Prometheus的监控解决方案（含监控kubernetes）

prometheus的简介和安装

Prometheus（普罗米修斯）是一个开源系统监控和警报工具，最初是在SoundCloud建立的。自2012年成立以来，许多公司和组织都采用了普罗米修斯，该项目拥有一个非常活跃的开发者和用户社区。它现在是一个独立的开放源码项目，并且独立于任何公司。为了强调这一点，为了澄清项目的治理结构，普罗米修斯在2016年加入了云计算基金会，成为继Kubernetes之后的第二个托管项目。

特征：

Prometheus的主要特征有：

多维度数据模型
灵活的查询语言
不依赖分布式存储，单个服务器节点是自主的
以HTTP方式，通过pull模型拉去时间序列数据
也通过中间网关支持push模型
通过服务发现或者静态配置，来发现目标服务对象
支持多种多样的图表和界面展示，grafana也支持它
组件

Prometheus生态包括了很多组件，它们中的一些是可选的：

主服务Prometheus Server负责抓取和存储时间序列数据
客户库负责检测应用程序代码
支持短生命周期的PUSH网关
基于Rails/SQL仪表盘构建器的GUI
多种导出工具，可以支持Prometheus存储数据转化为HAProxy、StatsD、Graphite等工具所需要的数据存储格式
警告管理器
命令行查询工具
其他各种支撑工具
多数Prometheus组件是Go语言写的，这使得这些组件很容易编译和部署。

架构

下面这张图说明了Prometheus的整体架构，以及生态中的一些组件作用:

Prometheus服务，可以直接通过目标拉取数据，或者间接地通过中间网关拉取数据。它在本地存储抓取的所有数据，并通过一定规则进行清理和整理数据，并把得到的结果存储到新的时间序列中，PromQL和其他API可视化地展示收集的数据

适用场景

Prometheus在记录纯数字时间序列方面表现非常好。它既适用于面向服务器等硬件指标的监控，也适用于高动态的面向服务架构的监控。对于现在流行的微服务，Prometheus的多维度数据收集和数据筛选查询语言也是非常的强大。

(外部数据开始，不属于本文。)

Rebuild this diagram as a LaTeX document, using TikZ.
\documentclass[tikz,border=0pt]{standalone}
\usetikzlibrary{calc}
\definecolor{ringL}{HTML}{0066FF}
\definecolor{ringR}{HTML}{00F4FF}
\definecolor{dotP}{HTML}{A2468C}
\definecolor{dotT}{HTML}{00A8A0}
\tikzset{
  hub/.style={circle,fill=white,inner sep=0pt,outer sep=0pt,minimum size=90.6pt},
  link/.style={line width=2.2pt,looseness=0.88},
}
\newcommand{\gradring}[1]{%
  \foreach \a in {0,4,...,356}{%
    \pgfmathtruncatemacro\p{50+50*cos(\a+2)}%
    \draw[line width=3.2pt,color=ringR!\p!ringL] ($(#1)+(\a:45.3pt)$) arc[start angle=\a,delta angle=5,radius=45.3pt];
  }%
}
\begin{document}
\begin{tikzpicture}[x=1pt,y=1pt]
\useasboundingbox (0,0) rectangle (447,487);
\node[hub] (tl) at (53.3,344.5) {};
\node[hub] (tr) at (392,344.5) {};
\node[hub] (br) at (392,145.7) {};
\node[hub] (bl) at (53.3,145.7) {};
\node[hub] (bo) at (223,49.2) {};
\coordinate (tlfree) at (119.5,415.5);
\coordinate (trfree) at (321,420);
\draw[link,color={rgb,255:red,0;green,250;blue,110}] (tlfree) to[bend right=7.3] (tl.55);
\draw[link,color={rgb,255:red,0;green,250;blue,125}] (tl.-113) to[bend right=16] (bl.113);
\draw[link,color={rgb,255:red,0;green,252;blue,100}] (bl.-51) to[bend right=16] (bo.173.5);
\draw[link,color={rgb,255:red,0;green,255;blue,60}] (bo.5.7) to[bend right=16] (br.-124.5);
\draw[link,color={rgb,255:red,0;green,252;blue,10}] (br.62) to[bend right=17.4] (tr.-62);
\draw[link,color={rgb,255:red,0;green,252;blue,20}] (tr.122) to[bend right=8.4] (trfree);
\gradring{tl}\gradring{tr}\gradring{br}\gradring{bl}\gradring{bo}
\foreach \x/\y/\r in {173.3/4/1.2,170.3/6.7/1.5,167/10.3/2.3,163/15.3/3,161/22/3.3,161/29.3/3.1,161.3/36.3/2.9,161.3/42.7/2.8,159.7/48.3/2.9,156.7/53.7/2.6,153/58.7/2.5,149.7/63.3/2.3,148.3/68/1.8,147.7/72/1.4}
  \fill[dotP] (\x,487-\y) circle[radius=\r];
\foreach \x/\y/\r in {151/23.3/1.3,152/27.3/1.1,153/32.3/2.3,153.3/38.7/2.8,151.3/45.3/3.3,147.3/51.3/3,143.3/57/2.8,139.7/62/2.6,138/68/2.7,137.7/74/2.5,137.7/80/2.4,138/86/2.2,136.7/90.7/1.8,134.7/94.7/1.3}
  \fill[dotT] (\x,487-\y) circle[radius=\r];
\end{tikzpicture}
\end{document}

Prometheus是为服务的可靠性而设计的，当服务出现故障时，它可以使你快速定位和诊断问题。它的搭建过程对硬件和服务没有很强的依赖关系。

不适用场景

Prometheus，它的价值在于可靠性，甚至在很恶劣的环境下，你都可以随时访问它和查看系统服务各种指标的统计信息。如果你对统计数据需要100%的精确，它并不适用，例如：它不适用于实时计费系统

Prometheus的安装

tar xvfz prometheus-*.tar.gz

cd prometheus-*

在运行Prometheus服务之前，我们需要指定一个该服务运行所需要的配置文件

Prometheus通过Http方式拉取目标机上的度量指标。Prometheus服务也暴露自己运行所产生的数据，它能够抓取和监控自己的健康状况。

实际上，Prometheus服务收集自己运行所产生的时间序列数据，是没有什么意义的。但是它是一个非常好的入门级教程。保存在Prometheus配置到文件中，并自定义命名该文件名，如：prometheus.yml

在启动普罗米修斯之前，需要进行配置

配置prometheus.yml文件，

global:
scrape_interval: 15s
evaluation_interval: 15s
rule_files:
# - "first.rules"
# - "second.rules"
scrape_configs:
- job_name: 'prometheus'
static_configs:
- targets: ['localhost:9090']
在示例配置文件中有三个模块：global, rule_files, and scrape_configs.

global普罗米修斯服务器的全局配置。我们有两种选择。第一个，scrape_interval，控制普罗米修斯的目标。您可以将其覆盖到单个目标。在这种情况下，全球设置是每15秒刷新一次。evaluation_interval控制普罗米修斯评估规则的频率。普罗米修斯使用规则创建新的时间序列并生成警报。

rule_files指定我们希望普罗米修斯服务器加载的任何规则的位置。

scrape_configs控制普罗米修斯监视的资源。由于普罗米修斯也将自身作为HTTP端点的数据公开，因此它可以对自己的健康进行刷新和监控。在默认的配置中，有一个单独的任务，叫做prometheus。这将使普罗米修斯服务器暴露的时间序列数据受到影响。该作业包含一个单独的、静态配置的目标，即端口9090端口上的localhost。这个默认作业是通过URL抓取的:http://localhost:9090 /指标。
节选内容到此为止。